Recently, the United States Court of Appeals for the Second Circuit overturned two high-profile insider trading convictions in United States v. Newman. This came as a surprise to many, none more so than the Securities and Exchange Commission (“SEC”) as it is predicted that this decision will make it more difficult to prosecute insider trading cases. However, this does not mean that firms should relax their policies and procedures in this important area. Rather, firms may consider the task of identifying and managing material nonpublic information (“MNPI”) more complex than ever.

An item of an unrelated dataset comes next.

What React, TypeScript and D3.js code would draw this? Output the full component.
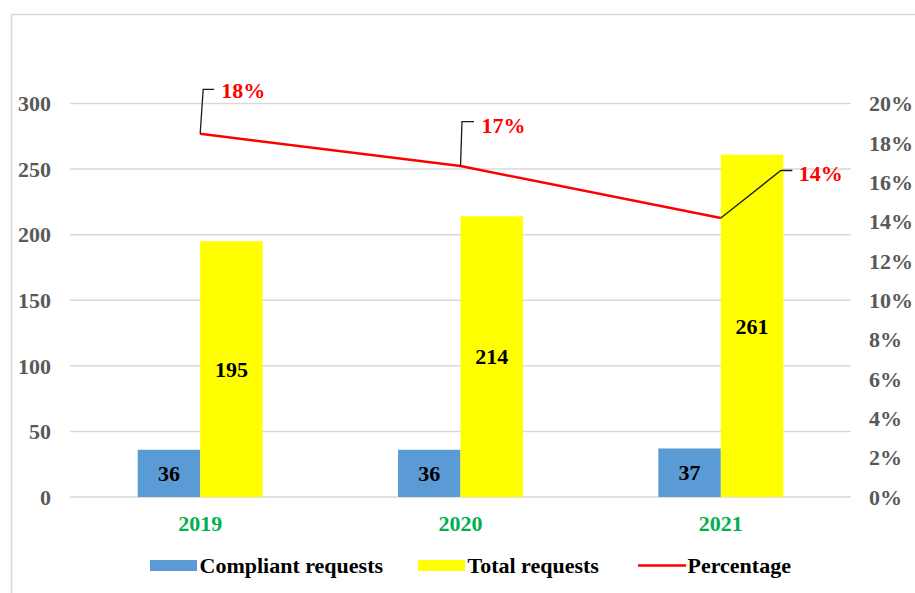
import * as d3 from 'd3';
import { useRef, useEffect } from 'react';

const years = ['2019', '2020', '2021'];
const compliant = [36, 36, 37];
const total = [195, 214, 261];
const percentage = [0.1846, 0.1682, 0.1418];
const percentLabels = ['18%', '17%', '14%'];
const leftTicks = [0, 50, 100, 150, 200, 250, 300];
const rightTicks = [0, 0.02, 0.04, 0.06, 0.08, 0.1, 0.12, 0.14, 0.16, 0.18, 0.2];

const seriesNames = ['Compliant requests', 'Total requests', 'Percentage'];

const App = () => {
  const svgRef = useRef<SVGSVGElement>(null);

  useEffect(() => {
    const svg = d3.select(svgRef.current);
    const width = 915;
    const height = 593;
    const margin = { top: 103.5, right: 64, bottom: 96, left: 70 };
    const font = '"Liberation Serif", "Times New Roman", serif';
    const fs = 22;

    svg.attr('width', width).attr('height', height);
    svg.selectAll('*').remove();

    svg.append('rect')
      .attr('x', 11.5).attr('y', 14.5)
      .attr('width', 920).attr('height', 600)
      .attr('fill', 'white')
      .attr('stroke', '#d9d9d9')
      .attr('stroke-width', 1.5);

    const x = d3.scaleBand()
      .domain(years)
      .range([margin.left, width - margin.right])
      .paddingInner(0.52)
      .paddingOuter(0.26);

    const xInner = d3.scaleBand()
      .domain(['c', 't'])
      .range([0, x.bandwidth()]);

    const y = d3.scaleLinear()
      .domain([0, 300])
      .range([height - margin.bottom, margin.top]);

    const yRight = d3.scaleLinear()
      .domain([0, 0.2])
      .range([height - margin.bottom, margin.top]);

    // gridlines
    svg.append('g')
      .selectAll('line')
      .data(leftTicks)
      .enter().append('line')
      .attr('x1', margin.left)
      .attr('x2', width - margin.right)
      .attr('y1', d => y(d))
      .attr('y2', d => y(d))
      .attr('stroke', '#d9d9d9')
      .attr('stroke-width', 1.5);

    // left axis labels
    svg.append('g')
      .selectAll('text')
      .data(leftTicks)
      .enter().append('text')
      .attr('x', 51)
      .attr('y', d => y(d))
      .attr('dy', '0.35em')
      .attr('text-anchor', 'end')
      .style('font-family', font)
      .style('font-weight', 'bold')
      .style('font-size', fs + 'px')
      .style('fill', '#595959')
      .text(d => d);

    // right axis labels
    svg.append('g')
      .selectAll('text')
      .data(rightTicks)
      .enter().append('text')
      .attr('x', 869)
      .attr('y', d => yRight(d))
      .attr('dy', '0.35em')
      .attr('text-anchor', 'start')
      .style('font-family', font)
      .style('font-weight', 'bold')
      .style('font-size', fs + 'px')
      .style('fill', '#595959')
      .text(d => d3.format('.0%')(d));

    // bars
    const groups = svg.append('g')
      .selectAll('g')
      .data(years)
      .enter().append('g')
      .attr('transform', d => `translate(${x(d)},0)`);

    groups.append('rect')
      .attr('x', xInner('c'))
      .attr('y', (d, i) => y(compliant[i]))
      .attr('width', xInner.bandwidth())
      .attr('height', (d, i) => y(0) - y(compliant[i]))
      .attr('fill', '#5b9bd5');

    groups.append('rect')
      .attr('x', xInner('t'))
      .attr('y', (d, i) => y(total[i]))
      .attr('width', xInner.bandwidth())
      .attr('height', (d, i) => y(0) - y(total[i]))
      .attr('fill', '#ffff00');

    groups.append('text')
      .attr('x', xInner('c') + xInner.bandwidth() / 2)
      .attr('y', (d, i) => (y(compliant[i]) + y(0)) / 2)
      .attr('dy', '0.35em')
      .attr('text-anchor', 'middle')
      .style('font-family', font)
      .style('font-weight', 'bold')
      .style('font-size', fs + 'px')
      .text((d, i) => compliant[i]);

    groups.append('text')
      .attr('x', xInner('t') + xInner.bandwidth() / 2)
      .attr('y', (d, i) => (y(total[i]) + y(0)) / 2)
      .attr('dy', '0.35em')
      .attr('text-anchor', 'middle')
      .style('font-family', font)
      .style('font-weight', 'bold')
      .style('font-size', fs + 'px')
      .text((d, i) => total[i]);

    // x labels
    svg.append('g')
      .selectAll('text')
      .data(years)
      .enter().append('text')
      .attr('x', d => x(d) + x.bandwidth() / 2)
      .attr('y', 530.5)
      .attr('text-anchor', 'middle')
      .style('font-family', font)
      .style('font-weight', 'bold')
      .style('font-size', fs + 'px')
      .style('fill', '#00b050')
      .text(d => d);

    // percentage line
    const cx = (i: number) => x(years[i]) + x.bandwidth() / 2;
    const line = d3.line<number>()
      .x((d, i) => cx(i))
      .y(d => yRight(d));

    svg.append('path')
      .datum(percentage)
      .attr('d', line)
      .attr('fill', 'none')
      .attr('stroke', '#ff0000')
      .attr('stroke-width', 2.5);

    // leader lines + labels (offsets from the point)
    const leaders = [
      { elbow: [3, -44.5], end: [14, -44.5], text: [21, -43] },
      { elbow: [1.5, -44.5], end: [13.5, -44.5], text: [21, -41] },
      { elbow: [60, -47.5], end: [71.5, -47.5], text: [78, -45] },
    ];

    percentage.forEach((p, i) => {
      const px = cx(i);
      const py = yRight(p);
      const L = leaders[i];
      svg.append('path')
        .attr('d', `M${px},${py}L${px + L.elbow[0]},${py + L.elbow[1]}L${px + L.end[0]},${py + L.end[1]}`)
        .attr('fill', 'none')
        .attr('stroke', '#1a1a1a')
        .attr('stroke-width', 1.3);
      svg.append('text')
        .attr('x', px + L.text[0])
        .attr('y', py + L.text[1])
        .attr('dy', '0.35em')
        .style('font-family', font)
        .style('font-weight', 'bold')
        .style('font-size', fs + 'px')
        .style('fill', '#ff0000')
        .text(percentLabels[i]);
    });

    // legend
    const legendY = 565.5;
    const legend = svg.append('g');
    const items = [
      { x: 150, type: 'rect', color: '#5b9bd5' },
      { x: 418, type: 'rect', color: '#ffff00' },
      { x: 638, type: 'line', color: '#ff0000' },
    ];
    items.forEach((it, i) => {
      if (it.type === 'rect') {
        legend.append('rect')
          .attr('x', it.x).attr('y', legendY - 5.5)
          .attr('width', 47).attr('height', 11)
          .attr('fill', it.color);
      } else {
        legend.append('line')
          .attr('x1', it.x).attr('x2', it.x + 48)
          .attr('y1', legendY).attr('y2', legendY)
          .attr('stroke', it.color)
          .attr('stroke-width', 2.5);
      }
      legend.append('text')
        .attr('x', it.x + 49.5)
        .attr('y', legendY)
        .attr('dy', '0.35em')
        .style('font-family', font)
        .style('font-weight', 'bold')
        .style('font-size', fs + 'px')
        .style('fill', '#000')
        .text(seriesNames[i]);
    });
  }, []);

  return (
    <div style={{ position: 'absolute', left: 0, top: 0 }}>
      <svg ref={svgRef} style={{ display: 'block' }}></svg>
    </div>
  );
};

export default App;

The key facts of the case are as follows:
- An employee, Rob Ray (“Ray”), of Dell’s investor relations department disclosed earnings numbers to a former colleague and friend, Sandy Goyal (“Goyal”). Goyal was an analyst at Neuberger Berman;
- Goyal then shared this information with another analyst, Jesse Tortora (“Tortora”), at Diamondback Capital LLC (“Diamondback”);
- Tortora knew that the information originated with a Dell insider (he did not know who exactly at Dell the insider was) and shared that information, as well as where it originated, with Diamondback manager Todd Newman (“Newman”);
- Tortora also shared this information with a friend and analyst at Level Global Investors LP, who similarly shared it with his manager, Anthony Chiasson (“Chiasson”);
- Newman and Chiasson both traded on this information with great success and ultimately profited over $72 million.
At trial, these facts led the jury to convict Newman and Chiasson of insider trading. However, the Second Circuit concluded that the government failed to prove two key elements of insider trading. First, to establish tippee (Newman and Chiasson) liability, there had to be proof that the tipper (Ray) received a benefit from the disclosure of this information. Second, the court held that the government had to prove that the tippees were aware of the benefit to the tipper. In this case, proving that knowledge would be extremely difficult because the information passed through at least two other people before reaching Newman and Chiasson.

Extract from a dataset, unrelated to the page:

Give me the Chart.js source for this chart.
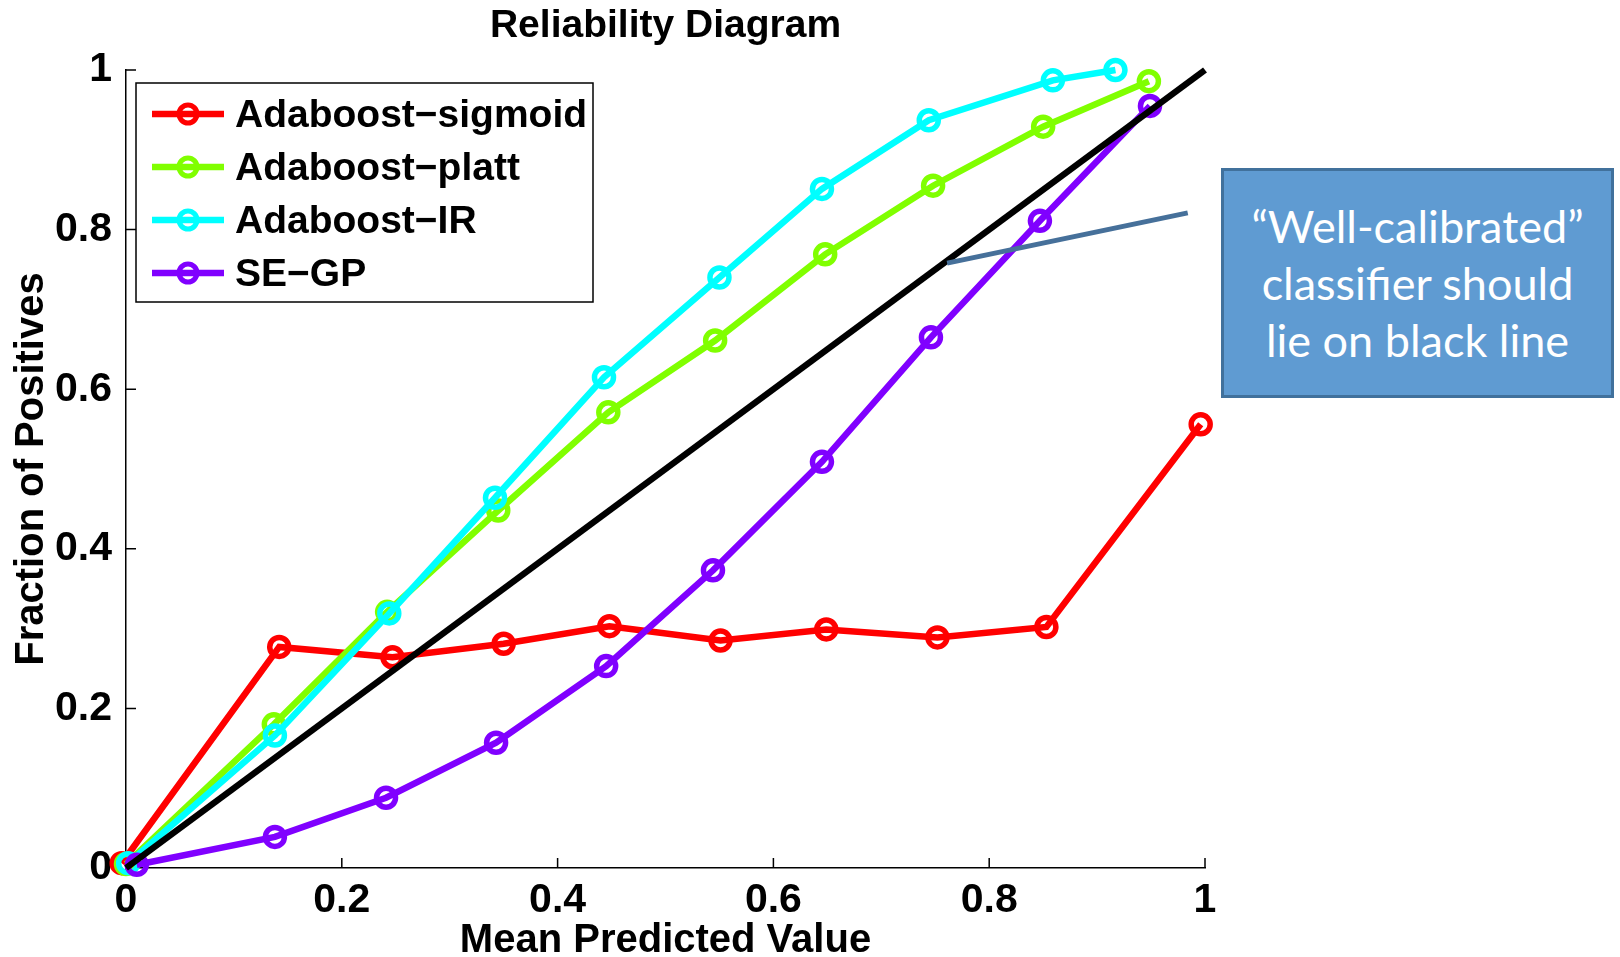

Nevertheless, the SEC is still vigorously investigating insider trading and bringing both civil and criminal actions and will no doubt have the 2nd Circuit’s holding in mind as it collects evidence. For compliance staff, this may mean more robust policies and procedures rather than relaxing controls around potential MNPI. For example:
- Any information that may have come, even indirectly, from an insider at a public company should be escalated to compliance immediately;
- If the firm wishes to trade on that information, it should be subject to a diligence and preapproval process led by the compliance department;
- Firms should use Restricted and Watch lists to manage all potential MNPI, including any information that it is diligencing;
- Purposefully avoiding knowledge (aka “willful blindness”) to assert that the firm was unaware of the source of the information, will not suffice and may well lead to an investigation;
- While there may be circumstances in which the distance between the source of the information and the ultimate traders is relevant, firms should not rely on this as a strategy to manage potential MNPI; and
- A firm culture, starting from the top, that encourages caution and thoughtfulness will help traders stay clear of any potential insider trading violations.

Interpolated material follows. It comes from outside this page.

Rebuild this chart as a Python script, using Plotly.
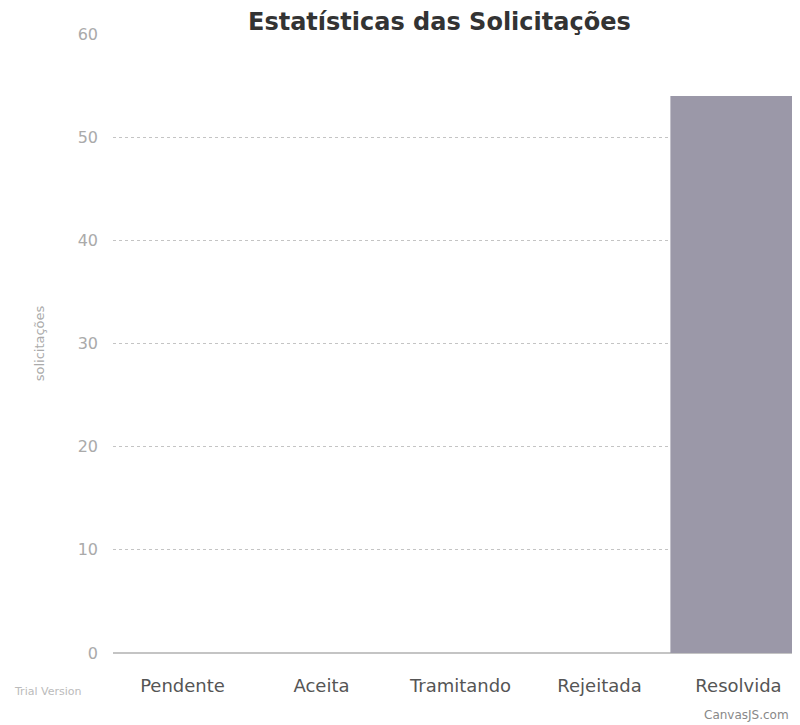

The Newman decision brings the law of insider trading back to the core elements established in Dirks v. SEC, correctly requiring the government to prove each of the distinct, yet inter-related, elements. The overall landscape, however, remains changed. Firms must still identify and manage their risks, establish and enforce policies and, perhaps more than previously, take a proactive approach to identify and manage MNPI. Even if the government cannot prove a criminal case, civil enforcement is available to the SEC and insider trading will always be a high priority. If anything,Newman calls upon the SEC to be more diligent in collecting and assembling information during the critical investigation phase.